1. Field of the Invention
The present invention is directed in general to communications systems and methods for operating such systems. In one aspect, the present invention relates to the methods, systems and devices for improved decoding of convolutional codes.
2. Description of the Related Art
The most common form of encoding currently used in wireless communication channels is the serial concatenation of an inner cyclic redundancy check (CRC) code followed by an outer forward error correction code (FEC). One example of FEC code is the convolutional code which is used in many wireless channels in Global System for Mobile Communications (GSM)/Enhance Data rates for GSM Evolution (EDGE) second-generation (2G), Universal Mobile Telecommunications System (UMTS) third-generation (3G), and Long Term Evolution (LTE) fourth-generation (4G) mobile telecommunication technologies. Traditionally, FEC code is used to attempt correction of any errors during transmission over a wireless channel, while the use of CRC code is normally limited to detection of the existence of residual errors after FEC decoding. In practice, a CRC codeword is formed by computing parity bits and placing them at the end of an input message. Since the message forms part of the codeword itself, the CRC code is referred to as a systematic code.

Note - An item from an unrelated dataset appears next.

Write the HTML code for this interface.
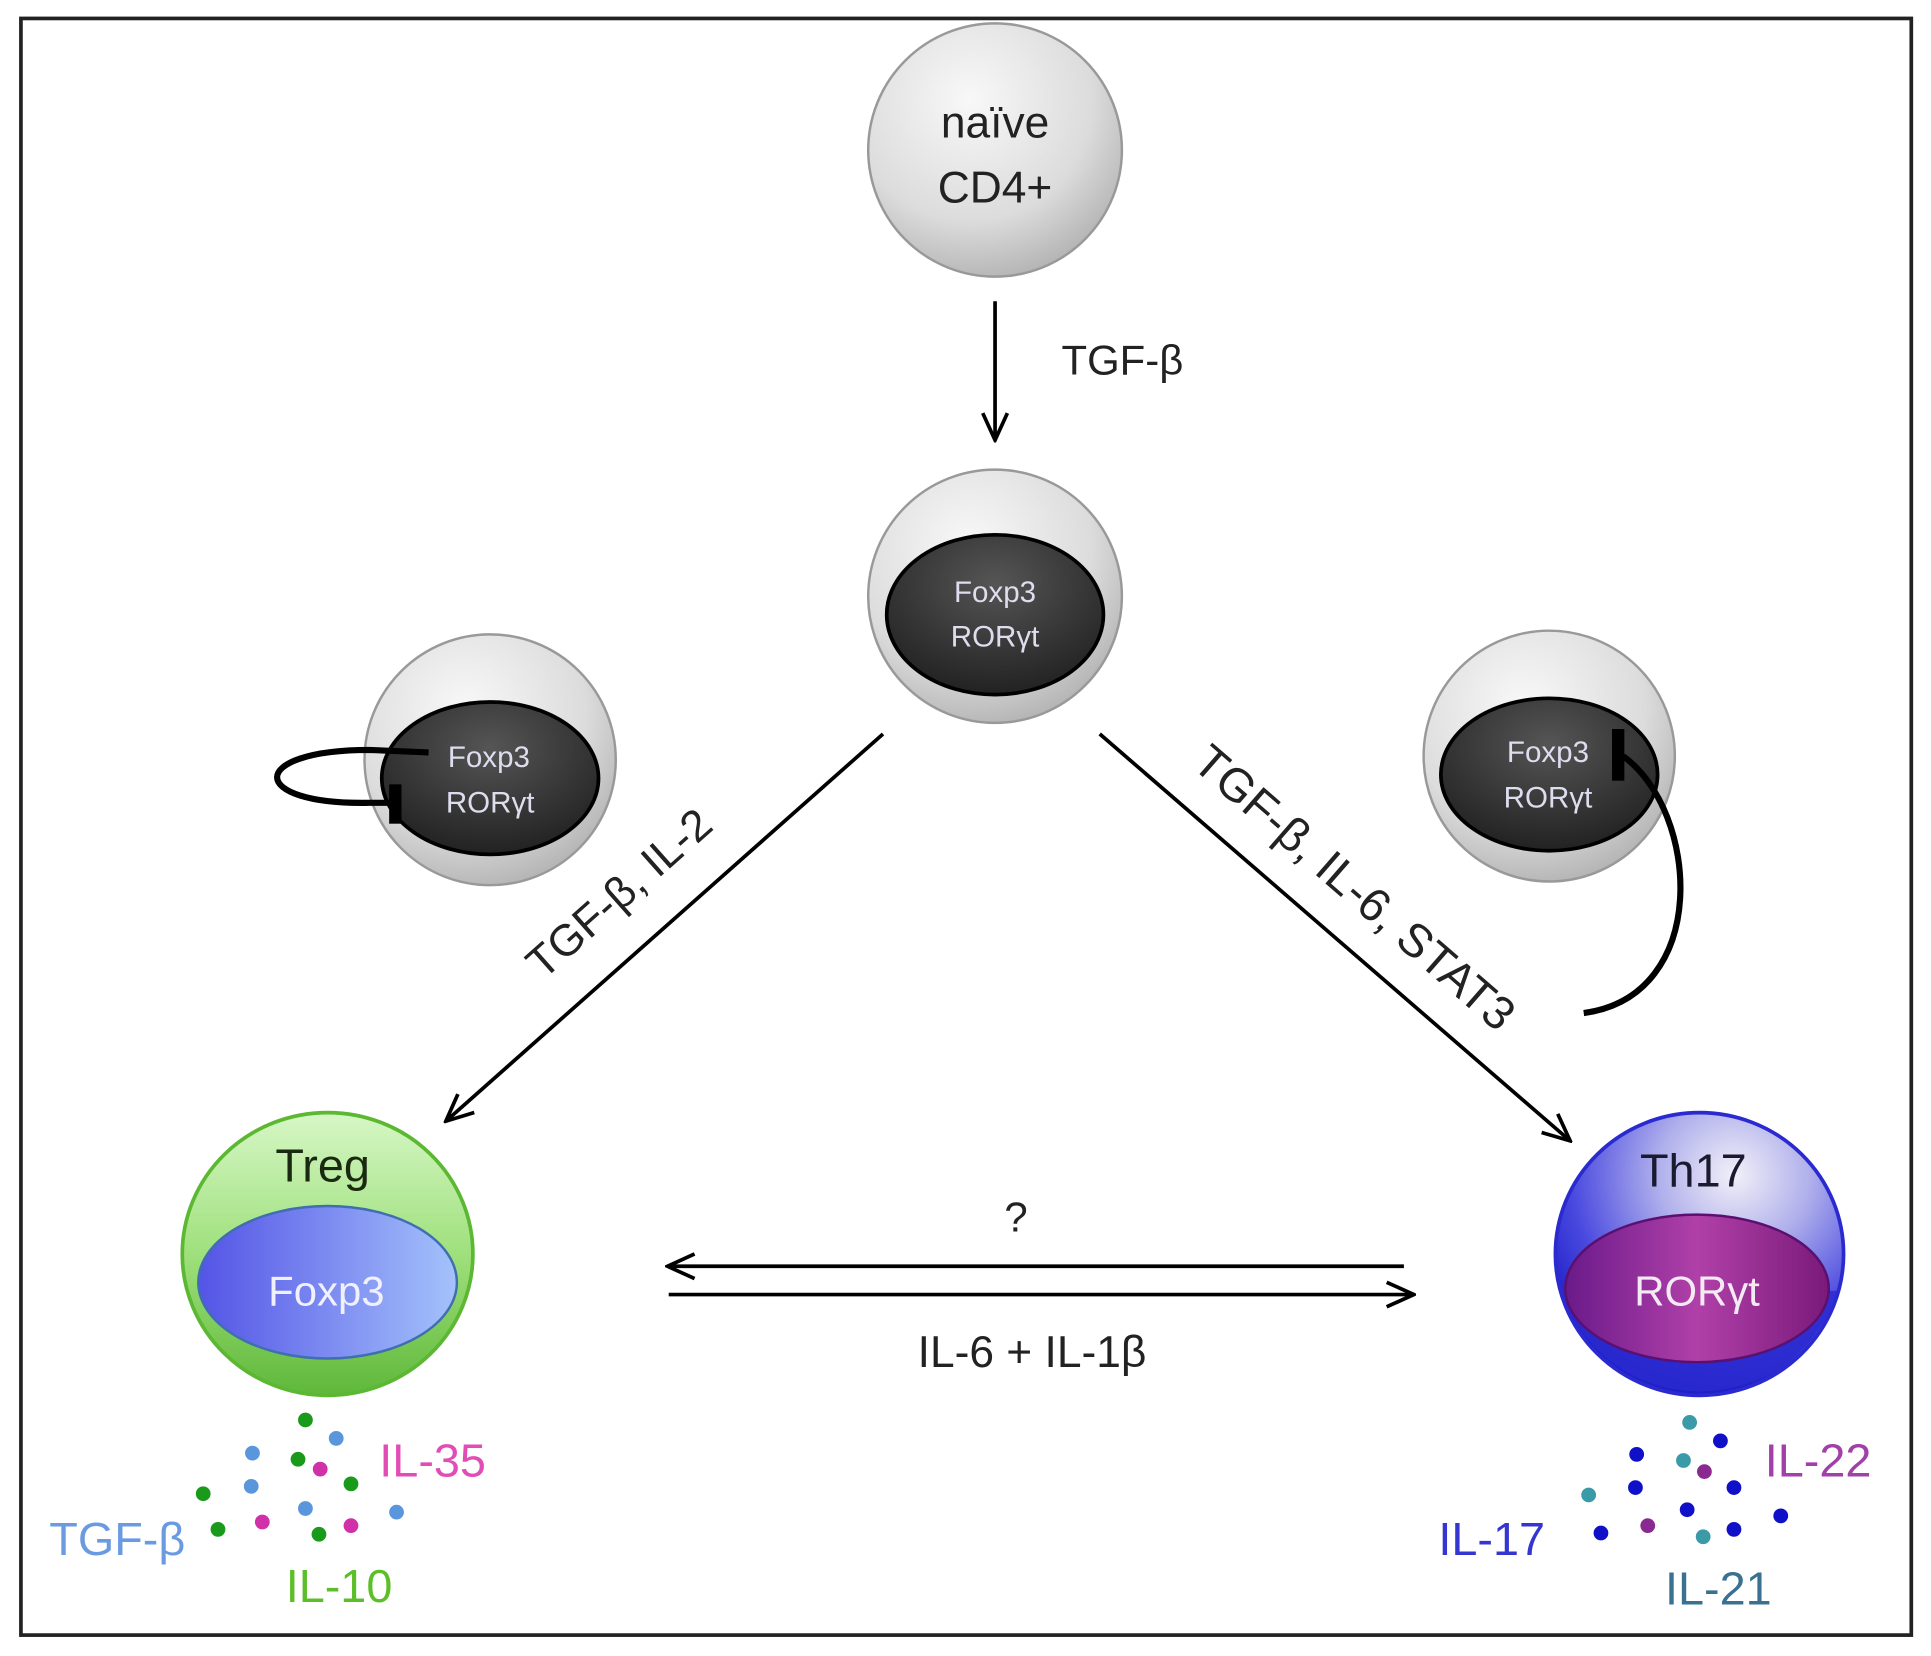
<!DOCTYPE html>
<html><head><meta charset="utf-8"><style>
html,body{margin:0;padding:0;background:#fff;}
svg{display:block;}
text{font-family:"Liberation Sans","DejaVu Sans",sans-serif;}
</style></head><body>
<svg width="1931" height="1656" viewBox="0 0 1568 1347" preserveAspectRatio="none" xmlns="http://www.w3.org/2000/svg">
<defs>
<radialGradient id="gray" cx="0.4" cy="0.3" r="0.8"><stop offset="0" stop-color="#f8f8f8"/><stop offset="0.6" stop-color="#dcdcdc"/><stop offset="1" stop-color="#a8a8a8"/></radialGradient>
<radialGradient id="dark" cx="0.5" cy="0.3" r="0.7"><stop offset="0" stop-color="#555"/><stop offset="1" stop-color="#222"/></radialGradient>
<linearGradient id="green" x1="0" y1="0" x2="0" y2="1"><stop offset="0" stop-color="#d6f7c6"/><stop offset="0.5" stop-color="#9fe07c"/><stop offset="1" stop-color="#5fb83a"/></linearGradient>
<linearGradient id="blueE" x1="0" y1="0" x2="1" y2="0"><stop offset="0" stop-color="#5454e6"/><stop offset="1" stop-color="#a4c2fb"/></linearGradient>
<radialGradient id="th" cx="0.62" cy="0.22" r="0.75"><stop offset="0" stop-color="#f2f0f8"/><stop offset="0.35" stop-color="#b0b0ec"/><stop offset="0.75" stop-color="#4a4ae0"/><stop offset="1" stop-color="#2020c8"/></radialGradient>
<linearGradient id="purp" x1="0" y1="0" x2="1" y2="0"><stop offset="0" stop-color="#6a1a8a"/><stop offset="0.5" stop-color="#b040a8"/><stop offset="1" stop-color="#7a1a7a"/></linearGradient>
<marker id="ah2" markerWidth="26" markerHeight="26" refX="24" refY="13" orient="auto" markerUnits="userSpaceOnUse"><path d="M2,3 L24,13 L2,23" fill="none" stroke="#000" stroke-width="3"/></marker>
</defs>
<rect x="17" y="15" width="1535" height="1315" fill="#fff" stroke="#222" stroke-width="3"/>

<circle cx="808" cy="122" r="103" fill="url(#gray)" stroke="#999" stroke-width="2"/>
<text x="808" y="100" font-size="36" text-anchor="middle" dominant-baseline="central" fill="#222">naïve</text>
<text x="808" y="153" font-size="36" text-anchor="middle" dominant-baseline="central" fill="#222">CD4+</text>
<line x1="808" y1="245" x2="808" y2="358" stroke="#000" stroke-width="3" marker-end="url(#ah2)"/>
<text x="862" y="293" font-size="34" dominant-baseline="central" fill="#222">TGF-β</text>

<circle cx="808" cy="485" r="103" fill="url(#gray)" stroke="#999" stroke-width="2"/>
<ellipse cx="808" cy="500" rx="88" ry="65" fill="url(#dark)" stroke="#000" stroke-width="3"/>
<text x="808" y="482" font-size="24" text-anchor="middle" dominant-baseline="central" fill="#dde">Foxp3</text>
<text x="808" y="518" font-size="24" text-anchor="middle" dominant-baseline="central" fill="#dde">RORγt</text>

<circle cx="398" cy="618" r="102" fill="url(#gray)" stroke="#999" stroke-width="2"/>
<ellipse cx="398" cy="633" rx="88" ry="62" fill="url(#dark)" stroke="#000" stroke-width="3"/>
<path d="M348,612 L300,610 C200,610 200,655 300,653 L318,653" fill="none" stroke="#000" stroke-width="5"/>
<rect x="316" y="638" width="10" height="32" fill="#000"/>
<text x="397" y="616" font-size="24" text-anchor="middle" dominant-baseline="central" fill="#dde">Foxp3</text>
<text x="398" y="653" font-size="24" text-anchor="middle" dominant-baseline="central" fill="#dde">RORγt</text>

<circle cx="1258" cy="615" r="102" fill="url(#gray)" stroke="#999" stroke-width="2"/>
<ellipse cx="1258" cy="630" rx="88" ry="62" fill="url(#dark)" stroke="#000" stroke-width="3"/>
<text x="1257" y="612" font-size="24" text-anchor="middle" dominant-baseline="central" fill="#dde">Foxp3</text>
<text x="1257" y="649" font-size="24" text-anchor="middle" dominant-baseline="central" fill="#dde">RORγt</text>
<path d="M1286,824 C1390,810 1380,660 1318,615" fill="none" stroke="#000" stroke-width="5"/>
<rect x="1309" y="593" width="10" height="42" fill="#000"/>

<line x1="717" y1="597" x2="362" y2="912" stroke="#000" stroke-width="3" marker-end="url(#ah2)"/>
<text transform="translate(503,727) rotate(-41.6)" font-size="36" text-anchor="middle" dominant-baseline="central" fill="#222">TGF-β, IL-2</text>
<line x1="893" y1="597" x2="1275" y2="928" stroke="#000" stroke-width="3" marker-end="url(#ah2)"/>
<text transform="translate(1100,722) rotate(41)" font-size="38" text-anchor="middle" dominant-baseline="central" fill="#222">TGF-β, IL-6, STAT3</text>

<ellipse cx="266" cy="1020" rx="118" ry="115" fill="url(#green)" stroke="#5cb832" stroke-width="3"/>
<ellipse cx="266" cy="1043" rx="105" ry="62" fill="url(#blueE)" stroke="#3f6fb0" stroke-width="2"/>
<text x="262" y="948" font-size="38" text-anchor="middle" dominant-baseline="central" fill="#1a2a10">Treg</text>
<text x="265" y="1050" font-size="34" text-anchor="middle" dominant-baseline="central" fill="#f0f0ff">Foxp3</text>

<ellipse cx="1380" cy="1020" rx="117" ry="115" fill="url(#th)" stroke="#2a2ad0" stroke-width="3"/>
<path d="M1268,1050 A117,115 0 0 0 1492,1050 Z" fill="#2a2ad0" opacity="0.85"/>
<ellipse cx="1378" cy="1048" rx="107" ry="60" fill="url(#purp)" stroke="#5a1070" stroke-width="2"/>
<text x="1375" y="952" font-size="38" text-anchor="middle" dominant-baseline="central" fill="#1a1a30">Th17</text>
<text x="1378" y="1050" font-size="34" text-anchor="middle" dominant-baseline="central" fill="#f4eaf4">RORγt</text>

<line x1="1140" y1="1030" x2="542" y2="1030" stroke="#000" stroke-width="3" marker-end="url(#ah2)"/>
<line x1="543" y1="1053" x2="1148" y2="1053" stroke="#000" stroke-width="3" marker-end="url(#ah2)"/>
<text x="825" y="990" font-size="34" text-anchor="middle" dominant-baseline="central" fill="#222">?</text>
<text x="838" y="1100" font-size="36" text-anchor="middle" dominant-baseline="central" fill="#222">IL-6 + IL-1β</text>

<g fill="#1a9a1a">
<circle cx="248" cy="1155" r="6"/><circle cx="242" cy="1187" r="6"/><circle cx="285" cy="1207" r="6"/><circle cx="165" cy="1215" r="6"/><circle cx="177" cy="1244" r="6"/><circle cx="259" cy="1248" r="6"/></g>
<g fill="#5a96dc">
<circle cx="205" cy="1182" r="6"/><circle cx="273" cy="1170" r="6"/><circle cx="204" cy="1209" r="6"/><circle cx="248" cy="1227" r="6"/><circle cx="322" cy="1230" r="6"/></g>
<g fill="#d030a8">
<circle cx="260" cy="1195" r="6"/><circle cx="213" cy="1238" r="6"/><circle cx="285" cy="1241" r="6"/></g>
<text x="308" y="1188" font-size="38" dominant-baseline="central" fill="#e24cb6">IL-35</text>
<text x="40" y="1252" font-size="38" dominant-baseline="central" fill="#6a9ae0">TGF-β</text>
<text x="232" y="1290" font-size="38" dominant-baseline="central" fill="#5cbf2a">IL-10</text>

<g fill="#3a9aa8">
<circle cx="1372" cy="1157" r="6"/><circle cx="1367" cy="1188" r="6"/><circle cx="1290" cy="1216" r="6"/><circle cx="1383" cy="1250" r="6"/></g>
<g fill="#1010c8">
<circle cx="1397" cy="1172" r="6"/><circle cx="1329" cy="1183" r="6"/><circle cx="1328" cy="1210" r="6"/><circle cx="1408" cy="1210" r="6"/><circle cx="1370" cy="1228" r="6"/><circle cx="1300" cy="1247" r="6"/><circle cx="1408" cy="1244" r="6"/><circle cx="1446" cy="1233" r="6"/></g>
<g fill="#8a2a90">
<circle cx="1384" cy="1197" r="6"/><circle cx="1338" cy="1241" r="6"/></g>
<text x="1433" y="1188" font-size="38" dominant-baseline="central" fill="#a040a8">IL-22</text>
<text x="1168" y="1252" font-size="38" dominant-baseline="central" fill="#3535d0">IL-17</text>
<text x="1352" y="1292" font-size="38" dominant-baseline="central" fill="#3a7090">IL-21</text>
</svg>
</body></html>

Such convolutional codes are specified for use in the wireless standards in mainstream use today. One reason for their popularity is the existence of the Viterbi decoder, which determines the maximum likelihood of the accuracy of a transmitted message in an efficient and relatively uncomplicated manner. However, due to the success of the Viterbi decoder and its efficient implementation of the CRC portion of the CRC/Convolutional code concatenation, it is often ignored during error correction. Indeed, the CRC code is generally relegated to the purpose of residual error detection after convolutional decoding. As a result, error correction decoding is typically restricted to the use of convolutional code alone, even though it is recognized that CRC/convolutional code concatenation can provide more robust error correction performance.
Current approaches to decoding CRC/convolutional code include called-list decoding, where the Viterbi decoder is modified to output the ‘N’ most likely convolutional code messages. The CRC check is successively applied to these ‘N’ convolutional code messages until one passes, in which case it is accepted as being the transmitted message, or alternatively, none pass and decoder failure is declared. However, this approach has attendant drawbacks. First, the Viterbi decoder implementation requires significant modification to support the output of the ‘N’ maximum likely convolutional code messages. Second, the decoding of CRC and convolutional codes occurs separately and not jointly, and third, the complexity of list decoding increases linearly with ‘N.’
In view of the foregoing, it is apparent that there is a need for systems and methods for improved Viterbi decoding of convolutional codes for error correction.